Nowhere does this imply that you can trade working for paying an equivalent cash amount of your labour.

1 comments

> which payment is made

Yes, that's right, labour offered in a trade is a form of payment. All trades sees both sides of the transaction make a payment. In the most common case as it pertains to employment, I pay you labour, you pay me money, at which point the trade is settled.

But since the law states that money must always been accepted as a form of payment I can also pay you money in place of my labour. Per the law, the employer has to accept it. Thus, any time you don't want to go to work you simply have to offer money instead of labour, which you will get back since the employer is still obligated to fulfil their side of the trade.

It's an interesting approach. But doesn't seem tenable in the real world, so it is not surprising that it is oft ignored.

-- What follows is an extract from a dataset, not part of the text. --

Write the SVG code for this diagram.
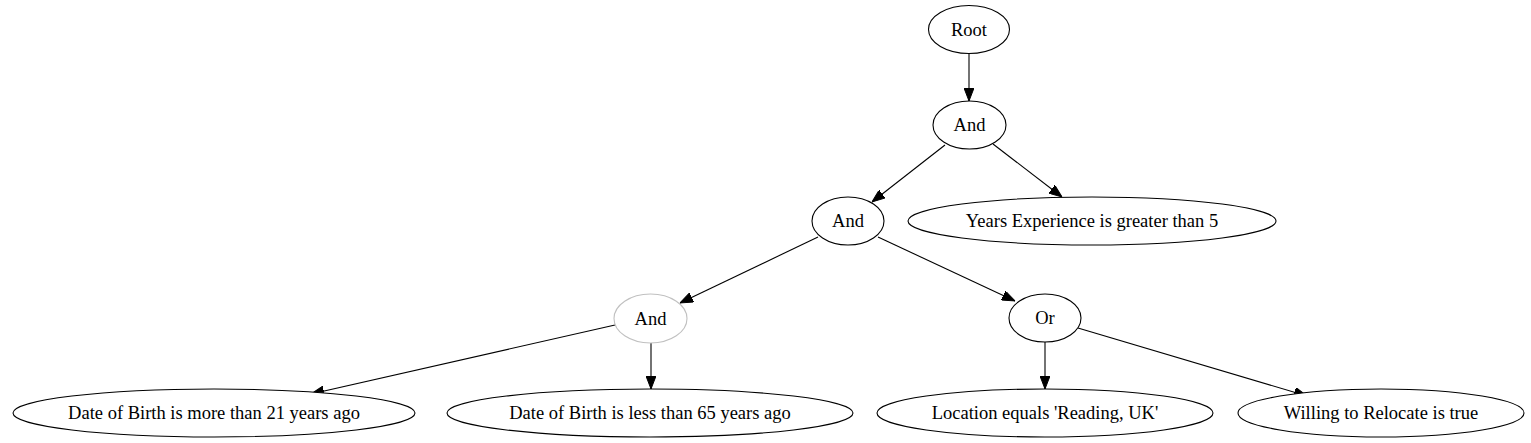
<svg xmlns="http://www.w3.org/2000/svg" width="1531" height="443" viewBox="0 0 1531 443">
<style>
.n ellipse{fill:#fff;stroke:#000;stroke-width:1.1}
.n.g ellipse{stroke:#c0c0c0}
.n text{font-family:"Liberation Serif","Times New Roman",serif;font-size:18.5px;text-anchor:middle;fill:#000}
.e line{stroke:#000;stroke-width:1.1;marker-end:url(#ah)}
</style>
<defs>
<marker id="ah" markerUnits="userSpaceOnUse" markerWidth="13" markerHeight="10" refX="13" refY="5" orient="auto" viewBox="0 0 13 10">
<path d="M0,0 L13,5 L0,10 z" fill="#000" stroke="#000" stroke-width="1"/>
</marker>
</defs>
<rect width="1531" height="443" fill="#fff"/>
<g id="edges" class="e">
<line x1="969" y1="53" x2="969" y2="101"/>
<line x1="945" y1="145" x2="872" y2="202"/>
<line x1="993" y1="144" x2="1062" y2="197"/>
<line x1="818" y1="237" x2="680" y2="303"/>
<line x1="878" y1="237" x2="1015" y2="301"/>
<line x1="615" y1="325" x2="311" y2="394"/>
<line x1="651" y1="342" x2="651" y2="389"/>
<line x1="1045" y1="342" x2="1045" y2="389"/>
<line x1="1078" y1="328" x2="1307" y2="396"/>
</g>
<g id="root" class="n"><ellipse cx="969" cy="29.5" rx="40.5" ry="24"/><text x="969" y="35.5">Root</text></g>
<g id="and1" class="n"><ellipse cx="969.5" cy="125" rx="36.5" ry="24"/><text x="969.5" y="131">And</text></g>
<g id="and2" class="n"><ellipse cx="848" cy="221" rx="36" ry="24"/><text x="848" y="227">And</text></g>
<g id="years" class="n"><ellipse cx="1092" cy="221" rx="184" ry="24"/><text x="1092" y="227">Years Experience is greater than 5</text></g>
<g id="and3" class="n g"><ellipse cx="650.5" cy="318.5" rx="36.5" ry="24.5"/><text x="650.5" y="324.5">And</text></g>
<g id="or" class="n"><ellipse cx="1045" cy="318" rx="36" ry="24"/><text x="1045" y="324">Or</text></g>
<g id="dob21" class="n"><ellipse cx="214" cy="413" rx="201" ry="24"/><text x="214" y="419">Date of Birth is more than 21 years ago</text></g>
<g id="dob65" class="n"><ellipse cx="650" cy="413" rx="203" ry="24"/><text x="650" y="419">Date of Birth is less than 65 years ago</text></g>
<g id="location" class="n"><ellipse cx="1045" cy="413" rx="168" ry="24"/><text x="1045" y="419">Location equals 'Reading, UK'</text></g>
<g id="relocate" class="n"><ellipse cx="1381" cy="413" rx="143" ry="24"/><text x="1381" y="419">Willing to Relocate is true</text></g>
</svg>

> and says you can’t accept credit card and not cash

Exactly. Credit cards don't offer money, but instead offer tokens that you can later trade for money. Practicalities aside, no different than accepting chickens and then trading those chickens for money. Or no different than accepting labour and then trading that labour for money. It's all the same. A trade is a trade is trade.

The law here requires that the cash must be accepted as a substitute in a trade.

You're mixing creative usages of language with legal terminology.

Colloquially, in English, one could think of "labor" as a form of "payment" in the way you describe.

In the legal context, things like "labor" and "payment" and "trade" have specific meanings. These meanings cannot be interchanged with any other "technically not grammatically incorrect" definition of the same word as it might be used in spoken English.

Misunderstandings like this are also leveraged by, for example, the Sovereign Citizen movement, with similar levels of validity.

No, that is considered unpaid leave and it is a common practice where the cash amount is deducted from your salary. The terms of unpaid leave are determined by employment law and your employment contract.